▸ GIVEN ENTRIES:
▶

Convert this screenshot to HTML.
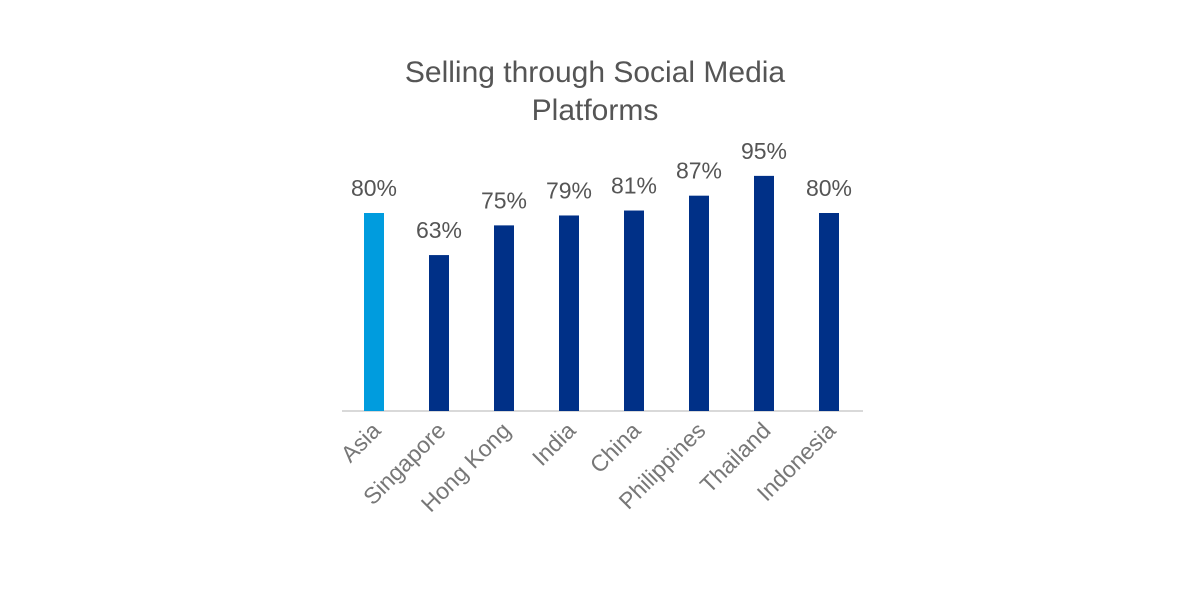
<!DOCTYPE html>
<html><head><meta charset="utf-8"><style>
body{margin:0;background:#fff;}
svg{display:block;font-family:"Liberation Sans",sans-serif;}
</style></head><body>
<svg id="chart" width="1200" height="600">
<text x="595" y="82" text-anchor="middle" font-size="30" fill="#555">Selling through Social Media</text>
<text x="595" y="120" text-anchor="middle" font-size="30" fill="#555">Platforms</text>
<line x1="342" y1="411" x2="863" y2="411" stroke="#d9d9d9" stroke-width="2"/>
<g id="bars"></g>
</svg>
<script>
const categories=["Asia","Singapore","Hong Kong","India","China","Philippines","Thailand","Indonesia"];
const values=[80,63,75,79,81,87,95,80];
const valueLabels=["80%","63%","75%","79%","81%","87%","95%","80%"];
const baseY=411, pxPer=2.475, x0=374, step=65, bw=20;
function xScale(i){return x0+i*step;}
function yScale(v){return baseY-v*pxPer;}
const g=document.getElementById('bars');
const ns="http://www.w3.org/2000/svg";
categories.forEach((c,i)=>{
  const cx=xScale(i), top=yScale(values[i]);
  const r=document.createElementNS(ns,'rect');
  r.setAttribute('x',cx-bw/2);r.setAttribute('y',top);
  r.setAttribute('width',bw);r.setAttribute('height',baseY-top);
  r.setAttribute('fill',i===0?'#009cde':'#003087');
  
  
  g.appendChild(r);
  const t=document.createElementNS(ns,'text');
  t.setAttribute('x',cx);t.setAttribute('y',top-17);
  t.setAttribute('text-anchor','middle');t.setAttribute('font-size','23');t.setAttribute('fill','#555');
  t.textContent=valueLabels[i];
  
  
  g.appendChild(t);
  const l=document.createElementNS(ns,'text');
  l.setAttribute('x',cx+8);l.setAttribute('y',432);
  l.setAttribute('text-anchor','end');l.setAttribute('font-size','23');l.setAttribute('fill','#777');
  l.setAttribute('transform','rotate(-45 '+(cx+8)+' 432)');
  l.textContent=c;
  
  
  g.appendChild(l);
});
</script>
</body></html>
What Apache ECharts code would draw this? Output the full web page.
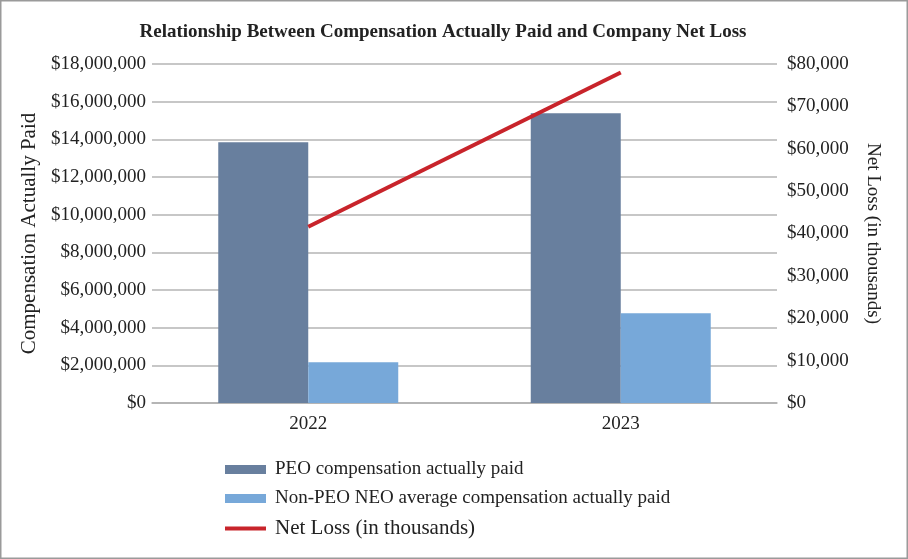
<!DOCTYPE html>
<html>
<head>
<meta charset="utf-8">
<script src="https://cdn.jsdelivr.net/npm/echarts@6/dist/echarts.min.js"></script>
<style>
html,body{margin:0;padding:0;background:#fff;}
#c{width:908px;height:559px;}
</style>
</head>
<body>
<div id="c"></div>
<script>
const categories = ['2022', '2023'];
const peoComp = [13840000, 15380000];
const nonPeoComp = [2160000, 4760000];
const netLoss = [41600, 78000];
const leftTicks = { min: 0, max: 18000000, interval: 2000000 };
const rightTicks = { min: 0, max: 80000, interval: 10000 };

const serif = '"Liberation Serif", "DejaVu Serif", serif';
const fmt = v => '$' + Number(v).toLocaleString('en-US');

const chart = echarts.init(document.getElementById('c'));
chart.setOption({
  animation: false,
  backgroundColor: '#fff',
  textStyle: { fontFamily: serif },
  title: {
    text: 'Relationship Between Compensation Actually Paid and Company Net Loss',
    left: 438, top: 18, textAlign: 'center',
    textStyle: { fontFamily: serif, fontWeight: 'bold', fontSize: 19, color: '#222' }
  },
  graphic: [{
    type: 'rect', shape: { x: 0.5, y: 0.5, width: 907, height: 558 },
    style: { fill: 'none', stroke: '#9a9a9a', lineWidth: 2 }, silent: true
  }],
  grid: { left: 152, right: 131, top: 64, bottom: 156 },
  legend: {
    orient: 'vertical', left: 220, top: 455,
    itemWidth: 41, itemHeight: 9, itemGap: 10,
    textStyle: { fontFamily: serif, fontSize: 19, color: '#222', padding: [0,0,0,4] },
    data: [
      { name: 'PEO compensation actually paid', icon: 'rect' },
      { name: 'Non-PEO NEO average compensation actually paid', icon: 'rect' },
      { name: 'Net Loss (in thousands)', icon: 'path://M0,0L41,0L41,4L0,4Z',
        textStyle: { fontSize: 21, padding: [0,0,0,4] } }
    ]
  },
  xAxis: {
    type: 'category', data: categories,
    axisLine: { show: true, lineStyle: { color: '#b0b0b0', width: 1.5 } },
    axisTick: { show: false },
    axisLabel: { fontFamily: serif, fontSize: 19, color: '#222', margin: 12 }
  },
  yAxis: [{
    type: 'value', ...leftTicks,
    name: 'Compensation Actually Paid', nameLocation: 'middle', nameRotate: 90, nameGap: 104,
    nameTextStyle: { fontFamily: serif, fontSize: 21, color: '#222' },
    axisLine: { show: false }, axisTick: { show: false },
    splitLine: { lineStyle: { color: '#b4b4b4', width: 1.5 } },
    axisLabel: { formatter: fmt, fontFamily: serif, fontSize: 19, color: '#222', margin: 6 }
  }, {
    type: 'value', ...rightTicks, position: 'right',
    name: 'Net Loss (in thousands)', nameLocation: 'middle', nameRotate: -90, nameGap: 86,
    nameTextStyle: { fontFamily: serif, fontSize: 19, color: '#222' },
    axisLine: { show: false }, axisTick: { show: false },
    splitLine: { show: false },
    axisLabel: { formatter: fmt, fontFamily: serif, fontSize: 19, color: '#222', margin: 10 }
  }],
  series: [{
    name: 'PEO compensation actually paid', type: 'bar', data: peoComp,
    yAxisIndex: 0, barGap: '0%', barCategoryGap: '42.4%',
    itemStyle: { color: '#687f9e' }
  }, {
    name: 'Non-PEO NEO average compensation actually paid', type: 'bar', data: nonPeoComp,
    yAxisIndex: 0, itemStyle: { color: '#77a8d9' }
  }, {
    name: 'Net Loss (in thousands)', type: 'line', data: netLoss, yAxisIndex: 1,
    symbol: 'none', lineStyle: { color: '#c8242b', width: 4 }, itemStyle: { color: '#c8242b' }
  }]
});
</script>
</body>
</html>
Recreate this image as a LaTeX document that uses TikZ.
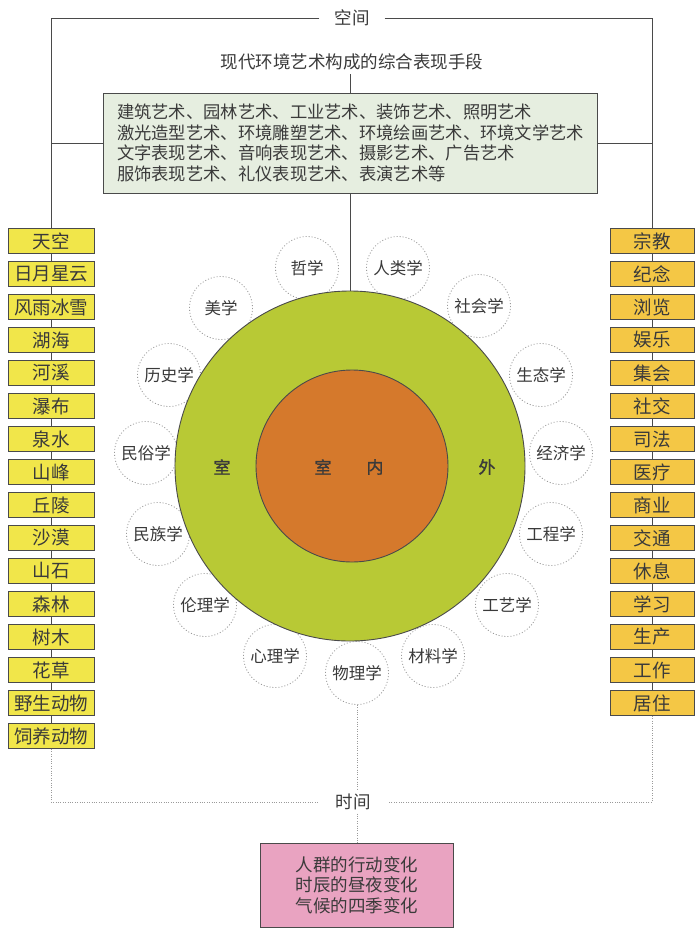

◀

▸ TO DO:
Write out the material above again, word for word, minus its pictures.

▸ RESPONSE:
Convert this screenshot to HTML.
<!DOCTYPE html>
<html><head><meta charset="utf-8"><style>
body{margin:0;background:#fff;}
svg{display:block;font-family:"Liberation Sans",sans-serif;}
</style></head><body>
<svg id="chart" width="1200" height="600">
<text x="595" y="82" text-anchor="middle" font-size="30" fill="#555">Selling through Social Media</text>
<text x="595" y="120" text-anchor="middle" font-size="30" fill="#555">Platforms</text>
<line x1="342" y1="411" x2="863" y2="411" stroke="#d9d9d9" stroke-width="2"/>
<g id="bars"></g>
</svg>
<script>
const categories=["Asia","Singapore","Hong Kong","India","China","Philippines","Thailand","Indonesia"];
const values=[80,63,75,79,81,87,95,80];
const valueLabels=["80%","63%","75%","79%","81%","87%","95%","80%"];
const baseY=411, pxPer=2.475, x0=374, step=65, bw=20;
function xScale(i){return x0+i*step;}
function yScale(v){return baseY-v*pxPer;}
const g=document.getElementById('bars');
const ns="http://www.w3.org/2000/svg";
categories.forEach((c,i)=>{
  const cx=xScale(i), top=yScale(values[i]);
  const r=document.createElementNS(ns,'rect');
  r.setAttribute('x',cx-bw/2);r.setAttribute('y',top);
  r.setAttribute('width',bw);r.setAttribute('height',baseY-top);
  r.setAttribute('fill',i===0?'#009cde':'#003087');
  
  
  g.appendChild(r);
  const t=document.createElementNS(ns,'text');
  t.setAttribute('x',cx);t.setAttribute('y',top-17);
  t.setAttribute('text-anchor','middle');t.setAttribute('font-size','23');t.setAttribute('fill','#555');
  t.textContent=valueLabels[i];
  
  
  g.appendChild(t);
  const l=document.createElementNS(ns,'text');
  l.setAttribute('x',cx+8);l.setAttribute('y',432);
  l.setAttribute('text-anchor','end');l.setAttribute('font-size','23');l.setAttribute('fill','#777');
  l.setAttribute('transform','rotate(-45 '+(cx+8)+' 432)');
  l.textContent=c;
  
  
  g.appendChild(l);
});
</script>
</body></html>
What Apache ECharts code would draw this? Output the full web page.
<!DOCTYPE html>
<html>
<head>
<meta charset="utf-8">
<script src="https://cdn.jsdelivr.net/npm/echarts@6/dist/echarts.min.js"></script>
<style>
html,body{margin:0;padding:0;background:#fff;}
#c{width:908px;height:559px;}
</style>
</head>
<body>
<div id="c"></div>
<script>
const categories = ['2022', '2023'];
const peoComp = [13840000, 15380000];
const nonPeoComp = [2160000, 4760000];
const netLoss = [41600, 78000];
const leftTicks = { min: 0, max: 18000000, interval: 2000000 };
const rightTicks = { min: 0, max: 80000, interval: 10000 };

const serif = '"Liberation Serif", "DejaVu Serif", serif';
const fmt = v => '$' + Number(v).toLocaleString('en-US');

const chart = echarts.init(document.getElementById('c'));
chart.setOption({
  animation: false,
  backgroundColor: '#fff',
  textStyle: { fontFamily: serif },
  title: {
    text: 'Relationship Between Compensation Actually Paid and Company Net Loss',
    left: 438, top: 18, textAlign: 'center',
    textStyle: { fontFamily: serif, fontWeight: 'bold', fontSize: 19, color: '#222' }
  },
  graphic: [{
    type: 'rect', shape: { x: 0.5, y: 0.5, width: 907, height: 558 },
    style: { fill: 'none', stroke: '#9a9a9a', lineWidth: 2 }, silent: true
  }],
  grid: { left: 152, right: 131, top: 64, bottom: 156 },
  legend: {
    orient: 'vertical', left: 220, top: 455,
    itemWidth: 41, itemHeight: 9, itemGap: 10,
    textStyle: { fontFamily: serif, fontSize: 19, color: '#222', padding: [0,0,0,4] },
    data: [
      { name: 'PEO compensation actually paid', icon: 'rect' },
      { name: 'Non-PEO NEO average compensation actually paid', icon: 'rect' },
      { name: 'Net Loss (in thousands)', icon: 'path://M0,0L41,0L41,4L0,4Z',
        textStyle: { fontSize: 21, padding: [0,0,0,4] } }
    ]
  },
  xAxis: {
    type: 'category', data: categories,
    axisLine: { show: true, lineStyle: { color: '#b0b0b0', width: 1.5 } },
    axisTick: { show: false },
    axisLabel: { fontFamily: serif, fontSize: 19, color: '#222', margin: 12 }
  },
  yAxis: [{
    type: 'value', ...leftTicks,
    name: 'Compensation Actually Paid', nameLocation: 'middle', nameRotate: 90, nameGap: 104,
    nameTextStyle: { fontFamily: serif, fontSize: 21, color: '#222' },
    axisLine: { show: false }, axisTick: { show: false },
    splitLine: { lineStyle: { color: '#b4b4b4', width: 1.5 } },
    axisLabel: { formatter: fmt, fontFamily: serif, fontSize: 19, color: '#222', margin: 6 }
  }, {
    type: 'value', ...rightTicks, position: 'right',
    name: 'Net Loss (in thousands)', nameLocation: 'middle', nameRotate: -90, nameGap: 86,
    nameTextStyle: { fontFamily: serif, fontSize: 19, color: '#222' },
    axisLine: { show: false }, axisTick: { show: false },
    splitLine: { show: false },
    axisLabel: { formatter: fmt, fontFamily: serif, fontSize: 19, color: '#222', margin: 10 }
  }],
  series: [{
    name: 'PEO compensation actually paid', type: 'bar', data: peoComp,
    yAxisIndex: 0, barGap: '0%', barCategoryGap: '42.4%',
    itemStyle: { color: '#687f9e' }
  }, {
    name: 'Non-PEO NEO average compensation actually paid', type: 'bar', data: nonPeoComp,
    yAxisIndex: 0, itemStyle: { color: '#77a8d9' }
  }, {
    name: 'Net Loss (in thousands)', type: 'line', data: netLoss, yAxisIndex: 1,
    symbol: 'none', lineStyle: { color: '#c8242b', width: 4 }, itemStyle: { color: '#c8242b' }
  }]
});
</script>
</body>
</html>
Recreate this image as a LaTeX document that uses TikZ.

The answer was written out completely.